→ AIM OF THE TASK:
In the data below, locate the line containing "Reproduce this chart with Plotly." and the line containing "import plotly.graph_objects as go", then retype both and everything between them exactly. Pictures are not part of the copy.
— Start —
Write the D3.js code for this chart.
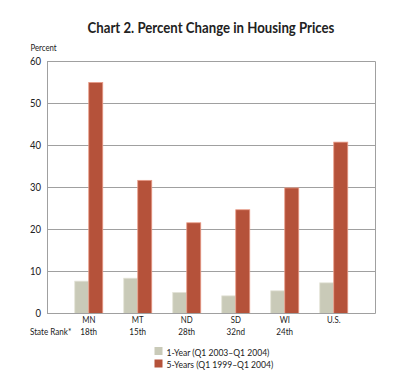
<!DOCTYPE html>
<html><head><meta charset="utf-8">
<script src="https://cdn.jsdelivr.net/npm/d3@7"></script>
<style>body{margin:0;background:#fff}svg{display:block}text{font-family:Lato,sans-serif;fill:#222}</style>
</head><body><svg id="c" width="415" height="378"></svg>
<script>
const categories = ["MN","MT","ND","SD","WI","U.S."];
const ranks = ["18th","15th","28th","32nd","24th",""];
const oneYear = [7.7, 8.4, 5.0, 4.2, 5.4, 7.3];
const fiveYear = [55.0, 31.7, 21.6, 24.7, 29.9, 40.8];
const yTicks = [0,10,20,30,40,50,60];
const seriesNames = ["1-Year (Q1 2003\u2013Q1 2004)","5-Years (Q1 1999\u2013Q1 2004)"];
const colors = ["#c9cab8","#b5523a"];

const svg = d3.select("#c");
const L=47, R=375.5, T=61.5, B=313.5;
const x = d3.scalePoint().domain(categories).range([L,R]).padding(0.852);
const y = d3.scaleLinear().domain([0,60]).range([B,T]);
const bw = 14;

svg.append("text").attr("data-c",0.91).attr("x",211).attr("y",33.3).attr("text-anchor","middle")
  .style("font-size","14.5px").style("font-weight","bold").text("Chart 2. Percent Change in Housing Prices");
svg.append("text").attr("data-c",0.82).attr("x",30.5).attr("y",50.5).style("font-size","9.5px").text("Percent");

// grid
svg.append("g").selectAll("line").data(yTicks.filter(d=>d>0)).join("line")
  .attr("x1",L).attr("x2",R).attr("y1",d=>y(d)).attr("y2",d=>y(d))
  .attr("stroke","#a0a0a0").attr("stroke-width",1);
svg.append("line").attr("x1",R).attr("x2",R).attr("y1",T).attr("y2",B).attr("stroke","#a0a0a0");

// axis
const ya = svg.append("g").attr("transform",`translate(${L},0)`)
  .call(d3.axisLeft(y).tickValues(yTicks).tickSize(0).tickPadding(6));
ya.select(".domain").attr("stroke","#a0a0a0");
ya.selectAll("text").attr("data-c",0.88).style("font-size","10.8px").style("font-family",null).attr("fill","#222");

// bars
const g = svg.append("g");
g.selectAll("rect.a").data(categories).join("rect").attr("class","a")
  .attr("x",d=>x(d)-bw).attr("width",bw)
  .attr("y",(d,i)=>y(oneYear[i])).attr("height",(d,i)=>B-y(oneYear[i]))
  .attr("fill",colors[0]).attr("stroke","#e2e2d6").attr("stroke-width",0.8);
g.selectAll("rect.b").data(categories).join("rect").attr("class","b")
  .attr("x",d=>x(d)).attr("width",bw)
  .attr("y",(d,i)=>y(fiveYear[i])).attr("height",(d,i)=>B-y(fiveYear[i]))
  .attr("fill",colors[1]).attr("stroke","#e89a86").attr("stroke-width",0.8);

// baseline
svg.append("line").attr("x1",L).attr("x2",R).attr("y1",B).attr("y2",B).attr("stroke","#a0a0a0");

// category labels
svg.append("g").selectAll("text").data(categories).join("text").attr("data-c",0.82)
  .attr("x",d=>x(d)).attr("y",323.3).attr("text-anchor","middle").style("font-size","9.5px").text(d=>d);
svg.append("g").selectAll("text").data(categories).join("text").attr("data-c",0.85)
  .attr("x",d=>x(d)).attr("y",334.8).attr("text-anchor","middle").style("font-size","9.5px").text((d,i)=>ranks[i]);
svg.append("text").attr("data-c",0.85).attr("x",30).attr("y",334.8).style("font-size","9.5px").text("State Rank*");

// legend
const lg = svg.append("g");
seriesNames.forEach((s,i)=>{
  lg.append("rect").attr("x",154.5).attr("y",347+i*12.5).attr("width",8).attr("height",8).attr("fill",colors[i]);
  lg.append("text").attr("data-c",0.9).attr("x",166.5).attr("y",355.5+i*12.5).style("font-size","9.5px").text(s);
});

// emulate a condensed face
svg.selectAll("text").each(function(){
  const w = this.getComputedTextLength();
  const c = +this.getAttribute("data-c") || 0.85;
  if (w>0){ this.setAttribute("textLength", w*c); this.setAttribute("lengthAdjust","spacingAndGlyphs"); }
});
</script></body></html>
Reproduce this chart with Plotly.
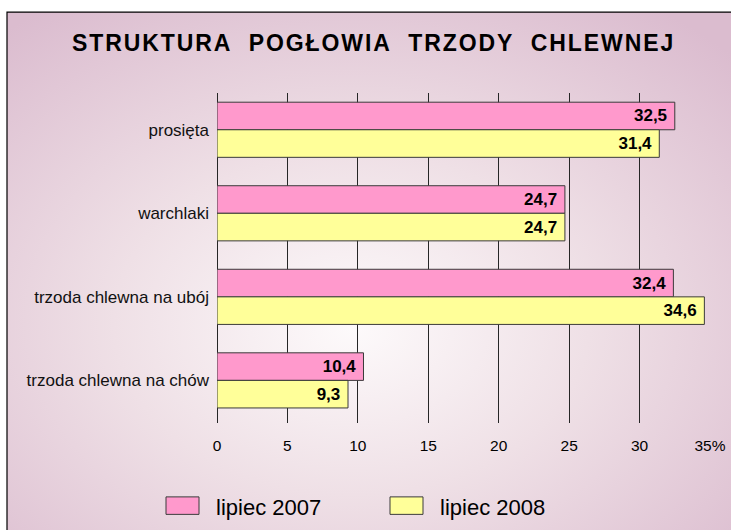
import base64
import plotly.graph_objects as go

# ---------------- data ----------------
categories = ["prosięta", "warchlaki", "trzoda chlewna na ubój", "trzoda chlewna na chów"]
series_names = ["lipiec 2007", "lipiec 2008"]
values_2007 = [32.5, 24.7, 32.4, 10.4]
values_2008 = [31.4, 24.7, 34.6, 9.3]
tick_values = [0, 5, 10, 15, 20, 25, 30, 35]
tick_labels = ["0", "5", "10", "15", "20", "25", "30", "35%"]
title_text = "STRUKTURA POGŁOWIA TRZODY CHLEWNEJ"

# ---------------- style ----------------
W, H = 731, 530
L, R, T, B = 217, 710, 93, 423.5
colors = ["#ff99cc", "#ffff99"]
FONT = "Liberation Sans, Arial, sans-serif"


def px_x(p):
    return (p - L) / (R - L)


def px_y(p):
    return (B - p) / (B - T)


def fmt(v):
    return f"{v:.1f}".replace(".", ",") + "\u00a0"


fig = go.Figure()
for name, vals, col in zip(series_names, [values_2007, values_2008], colors):
    fig.add_trace(go.Bar(
        y=categories, x=vals, orientation="h", name=name,
        marker=dict(color=col, line=dict(color="#3a3a3a", width=1)),
        text=[fmt(v) for v in vals], textposition="inside",
        insidetextanchor="end", textangle=0, constraintext="none",
        textfont=dict(family=FONT, size=17, color="black", weight="bold"),
        showlegend=False, cliponaxis=False,
    ))

# background gradient image (SVG data URI)
svg = (
    '<svg xmlns="http://www.w3.org/2000/svg" width="730" height="520" viewBox="0 0 730 520" preserveAspectRatio="none">'
    '<defs><radialGradient id="g" cx="0.47" cy="0.58" r="0.72" fx="0.47" fy="0.6">'
    '<stop offset="0" stop-color="#fdfafb"/>'
    '<stop offset="0.45" stop-color="#efe0e6"/>'
    '<stop offset="1" stop-color="#dbbccf"/>'
    '</radialGradient></defs>'
    '<rect width="730" height="520" fill="url(#g)"/></svg>'
)
src = "data:image/svg+xml;base64," + base64.b64encode(svg.encode()).decode()
fig.add_layout_image(dict(
    source=src, xref="paper", yref="paper",
    x=px_x(7), y=px_y(12), sizex=px_x(740) - px_x(7), sizey=px_y(12) - px_y(540),
    xanchor="left", yanchor="top", sizing="stretch", layer="below",
))

# frame
fig.add_shape(type="rect", xref="paper", yref="paper",
              x0=px_x(7), x1=px_x(745), y0=px_y(545), y1=px_y(12),
              line=dict(color="black", width=1.2), fillcolor="rgba(0,0,0,0)", layer="below")

# custom legend
leg_boxes = [(166, 199), (390, 423)]
leg_text_x = [214, 438]
for name, col, (bx0, bx1), tx in zip(series_names, colors, leg_boxes, leg_text_x):
    fig.add_shape(type="rect", xref="paper", yref="paper",
                  x0=px_x(bx0), x1=px_x(bx1), y0=px_y(515), y1=px_y(497.5),
                  fillcolor=col, line=dict(color="#3a3a3a", width=1))
    fig.add_annotation(text=name, xref="paper", yref="paper",
                       x=px_x(tx), y=px_y(508), xanchor="left", yanchor="middle",
                       showarrow=False, font=dict(family=FONT, size=22, color="black"))

fig.update_layout(
    width=W, height=H, autosize=False,
    margin=dict(l=L, r=W - R, t=T, b=H - B, pad=0, autoexpand=False),
    paper_bgcolor="white", plot_bgcolor="rgba(0,0,0,0)",
    barmode="group", bargap=0.34, bargroupgap=0,
    title=dict(
        text='<span style="letter-spacing:1.9px">' + title_text.replace(" ", "\u00a0 ") + "</span>",
        xref="container", yref="container", x=0.511, y=1 - 43 / H,
        xanchor="center", yanchor="middle",
        font=dict(family=FONT, size=23, color="black", weight="bold"),
    ),
    xaxis=dict(
        range=[0, 35], tickvals=tick_values, ticktext=tick_labels,
        showgrid=True, gridcolor="#262626", gridwidth=1,
        zeroline=True, zerolinecolor="#262626", zerolinewidth=1,
        showline=False, ticks="", ticklabelstandoff=11, automargin=False,
        tickfont=dict(family=FONT, size=15.5, color="black"),
        fixedrange=True,
    ),
    yaxis=dict(
        type="category", range=[3.51, -0.44],
        showgrid=False, zeroline=False, showline=False, ticks="",
        ticklabelstandoff=7, automargin=False,
        tickfont=dict(family=FONT, size=17, color="#111"),
        fixedrange=True,
    ),
    showlegend=False,
)

fig.write_html(
    "out.html",
    config={"displayModeBar": False, "responsive": False},
    post_script="document.body.style.margin='0';document.body.style.overflow='hidden';",
)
— End —
→ SOLUTION TO THE PROBLEM:
Reproduce this chart with Plotly.
import base64
import plotly.graph_objects as go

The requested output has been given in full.